So, turns out Android tracks your location too.
Whilst the web is still largely reeling from the discovery that Apple devices track the locations of its users in an easily accessible file containing geodata, turns out that Google Android devices are doing something very similar – albeit, without nearly as much fuss.
Within a day of the Apple discovery, developer Magnus Eriksson created a Python script with source code readily available to others via Github, to extract the same sort of information for Android, highlighting that the majority of smartphone devices with location awareness and tracking capabilities are vulnerable to the same privacy issues.
Like the iPhone before it, the Android file containing the information isn’t encrypted giving rise to security fears over why such sensitive user data is being recorded. According to Apple, the location database is designed to speed up the location processes, with cached data being delivered much faster to users – giving a better user experience. There is however, no reason that historic data needs to be kept on the phone, and doing so poses a security risk if your phone was to be stolen or hacked.
The discovery that Google use a similar file would suggest some truth to that, but unlike the Apple device, data is only pruned when new info is added. IF and only if, there is limited movement of the Android device in question, this could provide more useful location data.
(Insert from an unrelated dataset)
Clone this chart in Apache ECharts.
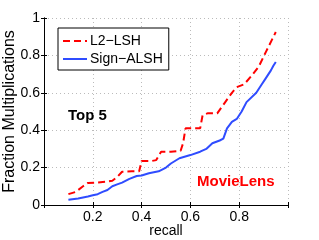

Historic data is available on the Apple device to plot your entire movement, and a number of applications utilising that file to provide a visual representation of that are out there. (Hat tip – Phil)
It’s not the first time that Google have been exposed tracking location data that they really shouldn’t, German authorities pulled them on additional information that they were ‘accidently’ tracking when collating data for Google Street view. Given the country is considered the birthplace of data privacy with its Hesse Data Protection Act of 1970, it’s no surprise to see that Apple are going to be taken to task on this discovery with the iPhone as well. For now, quietly Google appear to be slipping under the radar.